╭─ Data lines
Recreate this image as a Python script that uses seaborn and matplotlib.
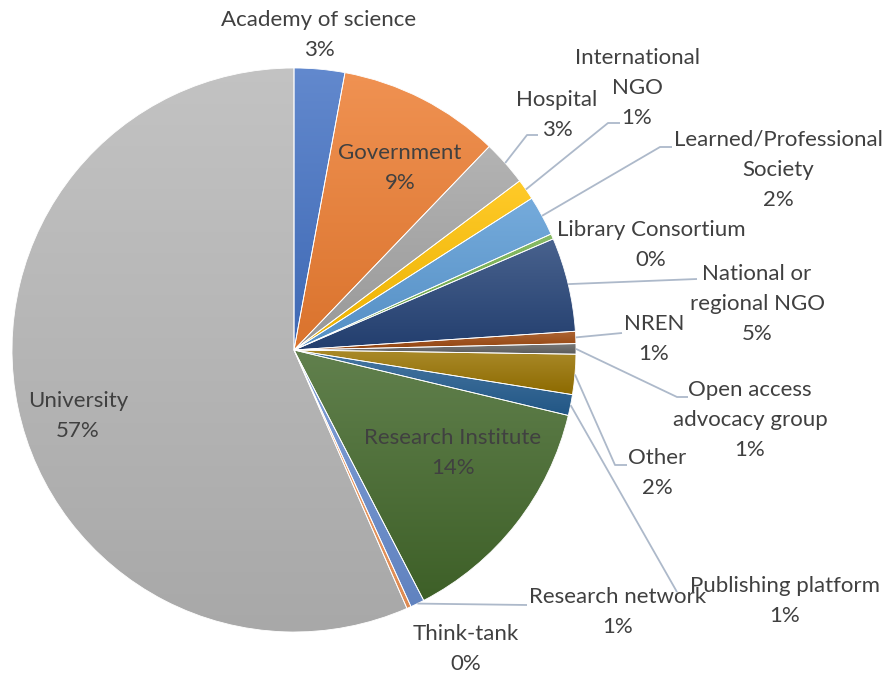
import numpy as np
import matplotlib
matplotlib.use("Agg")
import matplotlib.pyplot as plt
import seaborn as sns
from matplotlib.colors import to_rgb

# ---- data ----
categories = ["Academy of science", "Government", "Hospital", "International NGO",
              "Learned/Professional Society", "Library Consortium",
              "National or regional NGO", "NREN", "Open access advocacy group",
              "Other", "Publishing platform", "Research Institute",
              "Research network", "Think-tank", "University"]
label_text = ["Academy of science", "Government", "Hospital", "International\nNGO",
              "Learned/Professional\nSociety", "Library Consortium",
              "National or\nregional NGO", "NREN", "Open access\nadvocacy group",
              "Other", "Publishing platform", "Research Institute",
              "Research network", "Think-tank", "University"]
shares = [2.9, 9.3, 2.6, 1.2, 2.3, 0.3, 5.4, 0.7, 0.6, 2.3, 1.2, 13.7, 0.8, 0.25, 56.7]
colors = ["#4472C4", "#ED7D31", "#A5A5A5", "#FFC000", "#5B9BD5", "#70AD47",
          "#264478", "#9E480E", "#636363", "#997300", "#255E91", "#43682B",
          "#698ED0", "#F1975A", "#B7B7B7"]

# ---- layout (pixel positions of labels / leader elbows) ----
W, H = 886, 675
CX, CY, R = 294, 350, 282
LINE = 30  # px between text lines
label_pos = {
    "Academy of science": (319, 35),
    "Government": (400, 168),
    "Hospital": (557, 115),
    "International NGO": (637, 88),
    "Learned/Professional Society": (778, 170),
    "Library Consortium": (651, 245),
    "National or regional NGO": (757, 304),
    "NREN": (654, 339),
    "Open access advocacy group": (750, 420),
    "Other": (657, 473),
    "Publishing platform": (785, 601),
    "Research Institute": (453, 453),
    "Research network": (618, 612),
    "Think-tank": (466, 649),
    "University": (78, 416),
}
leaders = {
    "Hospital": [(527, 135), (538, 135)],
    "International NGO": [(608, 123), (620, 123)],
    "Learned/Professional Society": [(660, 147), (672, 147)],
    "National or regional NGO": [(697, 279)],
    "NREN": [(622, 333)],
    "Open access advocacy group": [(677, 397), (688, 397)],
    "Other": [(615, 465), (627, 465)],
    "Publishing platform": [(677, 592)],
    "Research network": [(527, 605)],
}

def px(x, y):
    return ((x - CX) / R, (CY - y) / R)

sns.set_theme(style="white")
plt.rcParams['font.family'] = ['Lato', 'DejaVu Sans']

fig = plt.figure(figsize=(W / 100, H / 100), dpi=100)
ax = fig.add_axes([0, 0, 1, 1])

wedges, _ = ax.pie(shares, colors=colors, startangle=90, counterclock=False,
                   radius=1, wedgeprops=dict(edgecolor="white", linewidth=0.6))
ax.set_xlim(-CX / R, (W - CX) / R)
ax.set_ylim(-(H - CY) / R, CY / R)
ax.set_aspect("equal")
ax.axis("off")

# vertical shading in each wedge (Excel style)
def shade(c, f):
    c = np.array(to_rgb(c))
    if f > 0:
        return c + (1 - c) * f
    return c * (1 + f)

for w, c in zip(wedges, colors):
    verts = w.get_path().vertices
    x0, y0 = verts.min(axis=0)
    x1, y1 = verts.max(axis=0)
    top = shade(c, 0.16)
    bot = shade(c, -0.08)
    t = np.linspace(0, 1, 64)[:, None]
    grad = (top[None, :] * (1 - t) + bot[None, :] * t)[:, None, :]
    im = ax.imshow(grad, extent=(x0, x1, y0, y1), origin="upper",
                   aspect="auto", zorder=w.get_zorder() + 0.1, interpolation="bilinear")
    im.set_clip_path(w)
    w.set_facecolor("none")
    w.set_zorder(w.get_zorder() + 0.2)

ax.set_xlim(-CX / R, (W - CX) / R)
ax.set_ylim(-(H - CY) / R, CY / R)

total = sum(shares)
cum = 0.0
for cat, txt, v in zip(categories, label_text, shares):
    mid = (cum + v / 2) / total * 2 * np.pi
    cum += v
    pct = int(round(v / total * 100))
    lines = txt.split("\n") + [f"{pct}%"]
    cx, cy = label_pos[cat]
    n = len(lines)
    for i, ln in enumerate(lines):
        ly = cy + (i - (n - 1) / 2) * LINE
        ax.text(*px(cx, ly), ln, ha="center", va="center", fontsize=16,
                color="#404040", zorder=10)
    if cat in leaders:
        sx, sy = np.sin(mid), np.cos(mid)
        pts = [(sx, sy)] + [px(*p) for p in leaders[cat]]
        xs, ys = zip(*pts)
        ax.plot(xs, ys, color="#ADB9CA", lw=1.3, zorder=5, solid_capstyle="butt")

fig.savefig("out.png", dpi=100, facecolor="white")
╰─
Set task: Retype everything in the material word for word, minus pictures.

Answer to this problem:
Recreate this image as a Python script that uses seaborn and matplotlib.
import numpy as np
import matplotlib
matplotlib.use("Agg")
import matplotlib.pyplot as plt
import seaborn as sns
from matplotlib.colors import to_rgb

# ---- data ----
categories = ["Academy of science", "Government", "Hospital", "International NGO",
              "Learned/Professional Society", "Library Consortium",
              "National or regional NGO", "NREN", "Open access advocacy group",
              "Other", "Publishing platform", "Research Institute",
              "Research network", "Think-tank", "University"]
label_text = ["Academy of science", "Government", "Hospital", "International\nNGO",
              "Learned/Professional\nSociety", "Library Consortium",
              "National or\nregional NGO", "NREN", "Open access\nadvocacy group",
              "Other", "Publishing platform", "Research Institute",
              "Research network", "Think-tank", "University"]
shares = [2.9, 9.3, 2.6, 1.2, 2.3, 0.3, 5.4, 0.7, 0.6, 2.3, 1.2, 13.7, 0.8, 0.25, 56.7]
colors = ["#4472C4", "#ED7D31", "#A5A5A5", "#FFC000", "#5B9BD5", "#70AD47",
          "#264478", "#9E480E", "#636363", "#997300", "#255E91", "#43682B",
          "#698ED0", "#F1975A", "#B7B7B7"]

# ---- layout (pixel positions of labels / leader elbows) ----
W, H = 886, 675
CX, CY, R = 294, 350, 282
LINE = 30  # px between text lines
label_pos = {
    "Academy of science": (319, 35),
    "Government": (400, 168),
    "Hospital": (557, 115),
    "International NGO": (637, 88),
    "Learned/Professional Society": (778, 170),
    "Library Consortium": (651, 245),
    "National or regional NGO": (757, 304),
    "NREN": (654, 339),
    "Open access advocacy group": (750, 420),
    "Other": (657, 473),
    "Publishing platform": (785, 601),
    "Research Institute": (453, 453),
    "Research network": (618, 612),
    "Think-tank": (466, 649),
    "University": (78, 416),
}
leaders = {
    "Hospital": [(527, 135), (538, 135)],
    "International NGO": [(608, 123), (620, 123)],
    "Learned/Professional Society": [(660, 147), (672, 147)],
    "National or regional NGO": [(697, 279)],
    "NREN": [(622, 333)],
    "Open access advocacy group": [(677, 397), (688, 397)],
    "Other": [(615, 465), (627, 465)],
    "Publishing platform": [(677, 592)],
    "Research network": [(527, 605)],
}

def px(x, y):
    return ((x - CX) / R, (CY - y) / R)

sns.set_theme(style="white")
plt.rcParams['font.family'] = ['Lato', 'DejaVu Sans']

fig = plt.figure(figsize=(W / 100, H / 100), dpi=100)
ax = fig.add_axes([0, 0, 1, 1])

wedges, _ = ax.pie(shares, colors=colors, startangle=90, counterclock=False,
                   radius=1, wedgeprops=dict(edgecolor="white", linewidth=0.6))
ax.set_xlim(-CX / R, (W - CX) / R)
ax.set_ylim(-(H - CY) / R, CY / R)
ax.set_aspect("equal")
ax.axis("off")

# vertical shading in each wedge (Excel style)
def shade(c, f):
    c = np.array(to_rgb(c))
    if f > 0:
        return c + (1 - c) * f
    return c * (1 + f)

for w, c in zip(wedges, colors):
    verts = w.get_path().vertices
    x0, y0 = verts.min(axis=0)
    x1, y1 = verts.max(axis=0)
    top = shade(c, 0.16)
    bot = shade(c, -0.08)
    t = np.linspace(0, 1, 64)[:, None]
    grad = (top[None, :] * (1 - t) + bot[None, :] * t)[:, None, :]
    im = ax.imshow(grad, extent=(x0, x1, y0, y1), origin="upper",
                   aspect="auto", zorder=w.get_zorder() + 0.1, interpolation="bilinear")
    im.set_clip_path(w)
    w.set_facecolor("none")
    w.set_zorder(w.get_zorder() + 0.2)

ax.set_xlim(-CX / R, (W - CX) / R)
ax.set_ylim(-(H - CY) / R, CY / R)

total = sum(shares)
cum = 0.0
for cat, txt, v in zip(categories, label_text, shares):
    mid = (cum + v / 2) / total * 2 * np.pi
    cum += v
    pct = int(round(v / total * 100))
    lines = txt.split("\n") + [f"{pct}%"]
    cx, cy = label_pos[cat]
    n = len(lines)
    for i, ln in enumerate(lines):
        ly = cy + (i - (n - 1) / 2) * LINE
        ax.text(*px(cx, ly), ln, ha="center", va="center", fontsize=16,
                color="#404040", zorder=10)
    if cat in leaders:
        sx, sy = np.sin(mid), np.cos(mid)
        pts = [(sx, sy)] + [px(*p) for p in leaders[cat]]
        xs, ys = zip(*pts)
        ax.plot(xs, ys, color="#ADB9CA", lw=1.3, zorder=5, solid_capstyle="butt")

fig.savefig("out.png", dpi=100, facecolor="white")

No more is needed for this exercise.